Take the much-vaunted Canadian system. More than 825,000 Canadian citizens are currently on waiting lists for surgery and other necessary treatments. Fifteen years ago, the average wait between a referral from a primary-care doctor to treatment by a specialist was around nine weeks. Today, that wait is over 16 weeks.
That’s almost double what doctors consider clinically reasonable. As Canadian physician Brian Day explained to The New York Times, Canada “is a country in which dogs can get a hip replacement in under a week and in which humans can wait two to three years.”
In part, these waits are due to a doctor shortage. According to the Organization for Economic Cooperation and Development, Canada ranks 24th out of 28 countries in doctors per thousand people.
Why so few doctors? Over the past decade, about 11 percent of physicians trained in Canadian medical schools have moved to the United States. That’s because doctors’ salaries in Canada are negotiated, set and paid for by provincial governments and held down by cost-conscious budget analysts. Today, in fact, the average Canadian doctor earns only 42 percent of what a doctor earns in the United States.
Canada also limits access to common medical technologies. When compared with other OECD countries, Canada is 13th out of 24 in access to magnetic resonance imagings, 18th of 24 in access to computed tomography scanners, and seventh of 17 in access to mammograms.
The problems plaguing Canada are characteristic of all universal health care systems.
In Britain, more than 1 million sick citizens are currently waiting for hospital admission. Another 200,000 are waiting just to get on a waiting list. Each year, Britain’s National Health Service cancels around 100,000 operations.
Britain even has a government agency explicitly tasked with limiting people’s access to prescription drugs. Euphemistically called the National Institute for Health and Clinical Effectiveness, the agency determines which treatments the British health care system covers. More often than not, saving money takes priority over saving lives.
In 2008, for instance, NICE refused to approve the lung cancer drug Tarceva. Despite numerous studies showing that the drug significantly prolongs the life of cancer patients — and the unanimous endorsement of lung cancer specialists throughout the United Kingdom — NICE determined that the drug was too expensive to cover relative to its effectiveness.

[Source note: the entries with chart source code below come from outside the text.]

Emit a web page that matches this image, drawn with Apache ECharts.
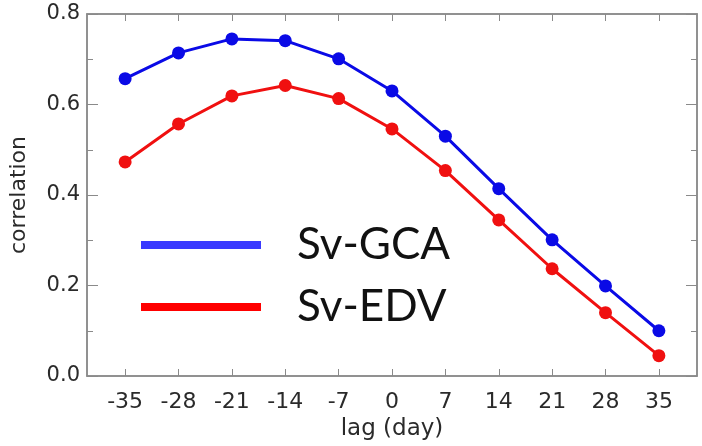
<!DOCTYPE html>
<html>
<head>
<meta charset="utf-8">
<script src="https://cdn.jsdelivr.net/npm/echarts@6/dist/echarts.min.js"></script>
<style>
html,body{margin:0;padding:0;background:#fff;}
#chart{width:702px;height:446px;}
</style>
</head>
<body>
<div id="chart"></div>
<script>
var lags = [-35, -28, -21, -14, -7, 0, 7, 14, 21, 28, 35];
var svGCA = [0.657, 0.714, 0.745, 0.741, 0.701, 0.630, 0.530, 0.414, 0.301, 0.199, 0.100];
var svEDV = [0.473, 0.557, 0.619, 0.642, 0.613, 0.546, 0.454, 0.345, 0.237, 0.140, 0.045];
var yTicks = [0, 0.2, 0.4, 0.6, 0.8];
var seriesNames = ['Sv-GCA', 'Sv-EDV'];

var LFONT = 'Lato, sans-serif';
var TFONT = '"DejaVu Sans", sans-serif';
var axisColor = '#8a8a8a';
var textColor = '#2a2a2a';
function pairs(vals){ return lags.map(function(l,i){ return [l, vals[i]]; }); }

var chart = echarts.init(document.getElementById('chart'));
chart.setOption({
  animation: false,
  backgroundColor: '#fff',
  grid: {left: 86, right: 5, top: 14, bottom: 67, show: true, borderColor: axisColor, borderWidth: 1.5},
  legend: {
    orient: 'vertical', left: 136, top: 215,
    icon: 'rect', itemWidth: 120, itemHeight: 8, itemGap: 12,
    textStyle: {fontSize: 44, fontFamily: LFONT, color: '#111', lineHeight: 50, padding: [0,0,0,31]},
    data: [
      {name: seriesNames[0], itemStyle: {color: '#3a3aff'}},
      {name: seriesNames[1], itemStyle: {color: '#ff0000'}}
    ]
  },
  xAxis: [{
    type: 'value', min: -40, max: 40, position: 'bottom',
    name: 'lag (day)', nameLocation: 'middle', nameGap: 42,
    nameTextStyle: {fontSize: 23, fontFamily: TFONT, color: textColor},
    axisLine: {show: true, onZero: false, lineStyle: {color: axisColor, width: 1.5}},
    axisTick: {show: true, inside: true, length: 7, customValues: lags, lineStyle: {color: axisColor}},
    axisLabel: {customValues: lags, fontSize: 22, fontFamily: TFONT, color: textColor, margin: 15},
    splitLine: {show: false}
  }, {
    type: 'value', min: -40, max: 40, position: 'top',
    axisLine: {show: true, onZero: false, lineStyle: {color: axisColor, width: 1.5}},
    axisTick: {show: true, inside: true, length: 7, customValues: lags, lineStyle: {color: axisColor}},
    axisLabel: {show: false},
    splitLine: {show: false}
  }],
  yAxis: [{
    type: 'value', min: 0, max: 0.8, interval: 0.2, position: 'left',
    name: 'correlation', nameLocation: 'middle', nameGap: 57,
    nameTextStyle: {fontSize: 22, fontFamily: TFONT, color: textColor},
    axisLine: {show: true, onZero: false, lineStyle: {color: axisColor, width: 1.5}},
    axisTick: {show: true, inside: true, length: 11, lineStyle: {color: axisColor}},
    minorTick: {show: true, splitNumber: 2, length: 6, lineStyle: {color: axisColor}},
    axisLabel: {fontSize: 21, fontFamily: TFONT, color: textColor, margin: 7,
      formatter: function(v){ return v.toFixed(1); }},
    splitLine: {show: false}
  }, {
    type: 'value', min: 0, max: 0.8, interval: 0.2, position: 'right',
    axisLine: {show: true, onZero: false, lineStyle: {color: axisColor, width: 1.5}},
    axisTick: {show: true, inside: true, length: 11, lineStyle: {color: axisColor}},
    minorTick: {show: true, splitNumber: 2, length: 6, lineStyle: {color: axisColor}},
    axisLabel: {show: false},
    splitLine: {show: false}
  }],
  series: [{
    name: seriesNames[0], type: 'line', data: pairs(svGCA),
    symbol: 'circle', symbolSize: 13,
    lineStyle: {color: '#0a0ae6', width: 3}, itemStyle: {color: '#0a0ae6'}
  }, {
    name: seriesNames[1], type: 'line', data: pairs(svEDV),
    symbol: 'circle', symbolSize: 13,
    lineStyle: {color: '#f01010', width: 3}, itemStyle: {color: '#f01010'}
  }]
});
</script>
</body>
</html>
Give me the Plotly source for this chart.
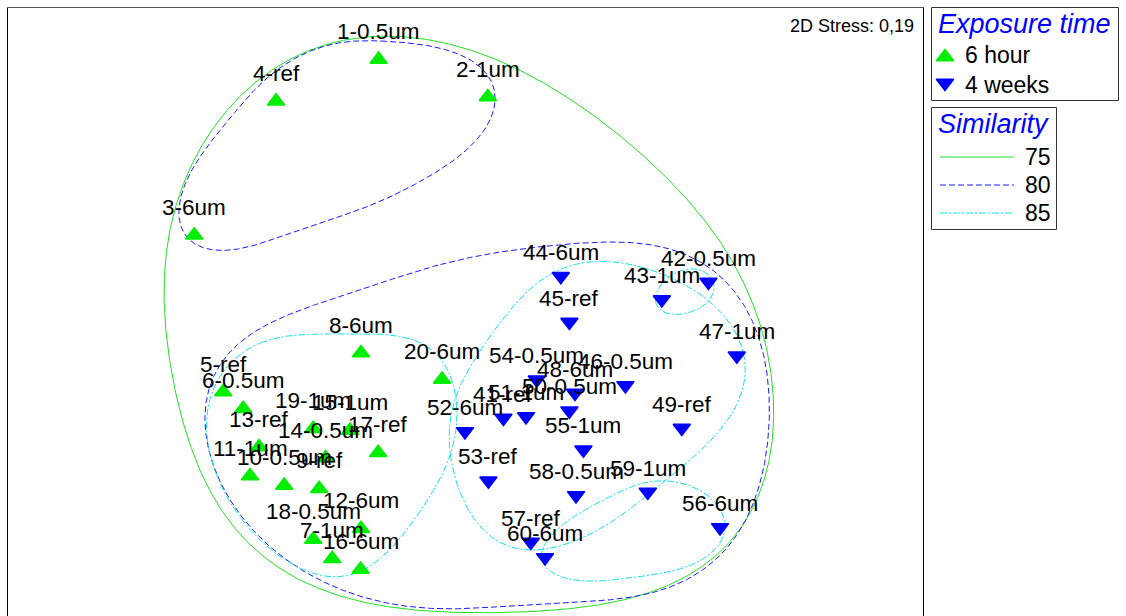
import numpy as np
import plotly.graph_objects as go

FONT = "Liberation Sans, Arial, sans-serif"

# ---- nMDS ordination (2D) ----
hour6_labels = ["1-0.5um", "2-1um", "3-6um", "4-ref", "5-ref", "6-0.5um", "7-1um",
                "8-6um", "9-ref", "10-0.5um", "11-1um", "12-6um", "13-ref", "14-0.5um",
                "15-1um", "16-6um", "17-ref", "18-0.5um", "19-1um", "20-6um"]
hour6_x = [-0.432, 0.114, -1.354, -0.945, -1.209, -1.109, -0.664, -0.520, -0.729, -0.904,
           -1.075, -0.520, -1.030, -0.697, -0.575, -0.522, -0.434, -0.759, -0.759, -0.115]
hour6_y = [1.262, 1.075, 0.384, 1.054, -0.400, -0.484, -1.234, -0.205, -0.884, -0.867,
           -0.820, -1.084, -0.675, -0.730, -0.592, -1.287, -0.704, -1.137, -0.584, -0.337]

week4_labels = ["41-ref", "42-0.5um", "43-1um", "44-6um", "45-ref", "46-0.5um", "47-1um",
                "48-6um", "49-ref", "50-0.5um", "51-1um", "52-6um", "53-ref", "54-0.5um",
                "55-1um", "56-6um", "57-ref", "58-0.5um", "59-1um", "60-6um"]
week4_x = [0.192, 1.217, 0.984, 0.479, 0.522, 0.802, 1.359, 0.550, 1.084, 0.522,
           0.305, 0.000, 0.117, 0.359, 0.592, 1.275, 0.329, 0.555, 0.914, 0.400]
week4_y = [-0.530, 0.150, 0.062, 0.179, -0.050, -0.367, -0.219, -0.405, -0.580, -0.494,
           -0.522, -0.597, -0.844, -0.339, -0.689, -1.077, -1.150, -0.917, -0.900, -1.227]

stress_text = "2D Stress: 0,19"

# ---- cluster similarity outlines (vertices in nMDS space) ----
sim75_outline = [(-0.41, 1.385), (-0.075, 1.335), (0.275, 1.21), (0.575, 1.025), (0.825, 0.845),
                 (0.99, 0.695), (1.16, 0.495), (1.275, 0.345), (1.375, 0.185), (1.45, 0.035),
                 (1.505, -0.165), (1.535, -0.39), (1.535, -0.59), (1.505, -0.79), (1.45, -0.965),
                 (1.35, -1.14), (1.21, -1.255), (1.04, -1.35), (0.875, -1.41), (0.675, -1.46),
                 (0.49, -1.49), (0.275, -1.505), (0.075, -1.505), (-0.125, -1.5), (-0.275, -1.485),
                 (-0.475, -1.455), (-0.66, -1.405), (-0.825, -1.34), (-1.05, -1.19), (-1.16, -1.075),
                 (-1.25, -0.94), (-1.325, -0.79), (-1.41, -0.54), (-1.465, -0.29), (-1.5, -0.04),
                 (-1.51, 0.11), (-1.5, 0.27), (-1.445, 0.51), (-1.36, 0.745), (-1.245, 0.945),
                 (-1.075, 1.125), (-0.875, 1.26), (-0.64, 1.35)]

sim80_top = [(-0.41, 1.36), (-0.075, 1.295), (0.125, 1.175), (0.16, 1.06), (0.09, 0.91),
             (-0.075, 0.745), (-0.41, 0.56), (-0.825, 0.41), (-1.16, 0.32), (-1.36, 0.325),
             (-1.425, 0.445), (-1.375, 0.675), (-1.24, 0.895), (-1.04, 1.125), (-0.825, 1.275),
             (-0.64, 1.345)]

sim80_main = [(-0.125, 0.245), (0.29, 0.31), (0.71, 0.35), (0.96, 0.335), (1.21, 0.225),
              (1.375, 0.075), (1.475, -0.155), (1.515, -0.425), (1.515, -0.64), (1.475, -0.875),
              (1.375, -1.09), (1.21, -1.275), (0.96, -1.39), (0.54, -1.455), (0.175, -1.475),
              (-0.125, -1.48), (-0.24, -1.475), (-0.575, -1.405), (-0.825, -1.29), (-1.075, -1.075),
              (-1.24, -0.79), (-1.3, -0.54), (-1.275, -0.375), (-1.225, -0.265), (-1.16, -0.155),
              (-0.91, -0.04), (-0.575, 0.095), (-0.325, 0.175)]

sim85_hour = [(-1.025, -0.15), (-0.875, -0.12), (-0.64, -0.11), (-0.41, -0.115), (-0.24, -0.14),
              (-0.125, -0.225), (-0.065, -0.34), (-0.05, -0.455), (-0.05, -0.59), (-0.065, -0.705),
              (-0.125, -0.84), (-0.21, -0.975), (-0.325, -1.125), (-0.44, -1.24), (-0.575, -1.325),
              (-0.69, -1.325), (-0.86, -1.255), (-1.025, -1.14), (-1.16, -0.975), (-1.26, -0.775),
              (-1.29, -0.59), (-1.275, -0.44), (-1.225, -0.325), (-1.14, -0.225)]

sim85_week = [(0.61, 0.245), (0.79, 0.24), (1.04, 0.17), (1.26, 0.01), (1.375, -0.14),
              (1.41, -0.29), (1.36, -0.455), (1.26, -0.59), (1.04, -0.825), (0.79, -1.005),
              (0.54, -1.14), (0.34, -1.2), (0.125, -1.125), (0.01, -0.975), (-0.06, -0.755),
              (-0.07, -0.54), (-0.05, -0.415), (0.01, -0.29), (0.125, -0.125), (0.29, 0.06),
              (0.425, 0.21)]

sim85_pair = [(0.95, 0.06), (1.04, 0.185), (1.19, 0.2), (1.255, 0.135), (1.19, 0.035),
              (1.04, -0.005), (0.975, 0.0)]

sim85_tail = [(0.36, -1.225), (0.425, -1.155), (0.625, -0.975), (0.875, -0.855), (1.04, -0.85),
              (1.21, -0.925), (1.3, -1.04), (1.29, -1.14), (1.175, -1.24), (0.875, -1.325),
              (0.625, -1.34), (0.425, -1.305)]

GREEN = "#00ee00"
BLUE = "#0000ff"
LINE75 = dict(color="#22e022", width=1)
LINE80 = dict(color="#1a1aff", width=1, dash="6px,3px")
LINE85 = dict(color="#10e0ee", width=1, dash="7px,2px,2px,2px")
LABEL_SIZE = 22.5


def smooth_loop(pts, k, n=720):
    """Closed smooth curve through outline vertices (low-order Fourier fit)."""
    p = np.asarray(pts, float)
    closed = np.vstack([p, p[:1]])
    seg = np.hypot(*np.diff(closed, axis=0).T)
    t = np.r_[0.0, np.cumsum(seg)[:-1]] / seg.sum()

    def basis(tt):
        cols = [np.ones_like(tt)]
        for j in range(1, k + 1):
            cols += [np.cos(2 * np.pi * j * tt), np.sin(2 * np.pi * j * tt)]
        return np.column_stack(cols)

    coef, *_ = np.linalg.lstsq(basis(t), p, rcond=None)
    tt = np.linspace(0.0, 1.0, n + 1)
    return basis(tt) @ coef


fig = go.Figure()

outlines = [
    (sim75_outline, 6, LINE75),
    (sim80_top, 5, LINE80),
    (sim80_main, 6, LINE80),
    (sim85_hour, 5, LINE85),
    (sim85_week, 5, LINE85),
    (sim85_pair, 2, LINE85),
    (sim85_tail, 3, LINE85),
]
for pts, k, style in outlines:
    c = smooth_loop(pts, k)
    fig.add_trace(go.Scatter(x=c[:, 0], y=c[:, 1], mode="lines", line=style,
                             hoverinfo="skip", showlegend=False))

MSIZE = 15
MLINE = 1.5
fig.add_trace(go.Scatter(x=hour6_x, y=hour6_y, mode="markers", name="6 hour",
                         text=hour6_labels, hoverinfo="text", showlegend=False,
                         marker=dict(symbol="triangle-up", size=MSIZE, color=GREEN,
                                     line=dict(color=GREEN, width=MLINE))))
fig.add_trace(go.Scatter(x=week4_x, y=week4_y, mode="markers", name="4 weeks",
                         text=week4_labels, hoverinfo="text", showlegend=False,
                         marker=dict(symbol="triangle-down", size=MSIZE, color=BLUE,
                                     line=dict(color=BLUE, width=MLINE))))

annotations = []
for lab, x, y in zip(hour6_labels, hour6_x, hour6_y):
    annotations.append(dict(x=x, y=y, xref="x", yref="y", text=lab, showarrow=False,
                            yshift=28, font=dict(family=FONT, size=LABEL_SIZE, color="black")))
for lab, x, y in zip(week4_labels, week4_x, week4_y):
    annotations.append(dict(x=x, y=y, xref="x", yref="y", text=lab, showarrow=False,
                            yshift=24, font=dict(family=FONT, size=LABEL_SIZE, color="black")))

# ---- key panels (drawn on a pixel-scaled overlay axis) ----
fig.add_trace(go.Scatter(x=[945], y=[57], xaxis="x2", yaxis="y2", mode="markers",
                         hoverinfo="skip", showlegend=False,
                         marker=dict(symbol="triangle-up", size=MSIZE, color=GREEN,
                                     line=dict(color=GREEN, width=MLINE))))
fig.add_trace(go.Scatter(x=[945], y=[83], xaxis="x2", yaxis="y2", mode="markers",
                         hoverinfo="skip", showlegend=False,
                         marker=dict(symbol="triangle-down", size=MSIZE, color=BLUE,
                                     line=dict(color=BLUE, width=MLINE))))
for yy, style in [(157, LINE75), (185, LINE80), (213, LINE85)]:
    fig.add_trace(go.Scatter(x=[940, 1014], y=[yy, yy], xaxis="x2", yaxis="y2",
                             mode="lines", line=style, hoverinfo="skip", showlegend=False))

key_items = [
    ("Exposure time", 936, 24, 27, BLUE, "italic", "left"),
    ("6 hour", 963, 55, 23, "black", "normal", "left"),
    ("4 weeks", 963, 85, 23, "black", "normal", "left"),
    ("Similarity", 936, 124, 27, BLUE, "italic", "left"),
    ("75", 1053, 157, 23, "black", "normal", "right"),
    ("80", 1053, 185, 23, "black", "normal", "right"),
    ("85", 1053, 213, 23, "black", "normal", "right"),
    (stress_text, 916, 26, 18, "black", "normal", "right"),
]
for txt, x, y, size, col, style, anchor in key_items:
    annotations.append(dict(x=x, y=y, xref="x2", yref="y2", text=txt, showarrow=False,
                            xanchor=anchor, yanchor="middle",
                            font=dict(family=FONT, size=size, color=col, style=style)))

W, H = 1126, 616
shapes = [
    # ordination frame (left, top, right)
    dict(type="line", xref="x2", yref="y2", x0=7.5, x1=7.5, y0=7.5, y1=620, line=dict(color="black", width=1)),
    dict(type="line", xref="x2", yref="y2", x0=7.5, x1=923.5, y0=7.5, y1=7.5, line=dict(color="#555555", width=1)),
    dict(type="line", xref="x2", yref="y2", x0=923.5, x1=923.5, y0=7.5, y1=620, line=dict(color="black", width=1)),
    # key boxes
    dict(type="rect", xref="x2", yref="y2", x0=931.5, x1=1118.5, y0=7.5, y1=100.5,
         line=dict(color="#333333", width=1)),
    dict(type="rect", xref="x2", yref="y2", x0=931.5, x1=1056.5, y0=107.5, y1=229.5,
         line=dict(color="#333333", width=1)),
]

fig.update_layout(
    width=W, height=H,
    margin=dict(l=0, r=0, t=0, b=0),
    paper_bgcolor="white",
    plot_bgcolor="rgba(0,0,0,0)",
    showlegend=False,
    annotations=annotations,
    shapes=shapes,
    xaxis=dict(domain=[7.5 / W, 923.5 / W], range=[-2.2875, 2.2925], visible=False,
               showgrid=False, zeroline=False, fixedrange=True),
    yaxis=dict(domain=[0, 608.5 / H], range=[-1.52, 1.5225], visible=False,
               showgrid=False, zeroline=False, fixedrange=True),
    xaxis2=dict(domain=[0, 1], range=[0, W], anchor="y2", visible=False, fixedrange=True),
    yaxis2=dict(domain=[0, 1], range=[H, 0], anchor="x2", visible=False, fixedrange=True),
)

fig.write_html("out.html")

Britain’s behavior is typical — every European government rations drugs to save money. Eighty-five new drugs hit the U.S. market between 1998 and 2002. During that same time period, only 44 of those drugs became available in Europe.
According to an August 2008 study published in Lancet Oncology, the renowned British medical journal, Americans have a better than five-year survival rate for 13 of the 16 most prominent cancers when compared with their European and Canadian counterparts.
With breast cancer, for instance, the survival rate among American women is 83.9 percent. For women in Britain, it’s just 69.7 percent. For men with prostate cancer, the survival rate is 91.9 percent here but just 73.7 percent in France and 51.1 percent in Britain. American men and women are more than 35 percent more likely to survive colon cancer than their British counterparts.
The driving factor which makes American health care the best in the world is free enterprise driven by the limitless opportunity to profit from your own work and innovation. This profit motive, much maligned by liberals, is responsible for America's status as world leader in producing modern medical techniques, equipment and medicines, not only for our own people, but to export around the world.
The United States produces over half of the $175 billion in health care technology products purchased globally. In 2004, the federal government funded medical research to the tune of $18.4 billion. By contrast, the European Union — which has a significantly larger population than the United States — allocated funds equal to just $3.7 billion for medical research.
Between 1999 and 2005, the United States was responsible for 71 percent of the sales of new pharmaceutical drugs. The next two largest pharmaceutical markets — Japan and Germany — account for just 4 percent each.
Squelching that productivity and innovation by nationalizing the medical industry would be a change, but not a change for the better.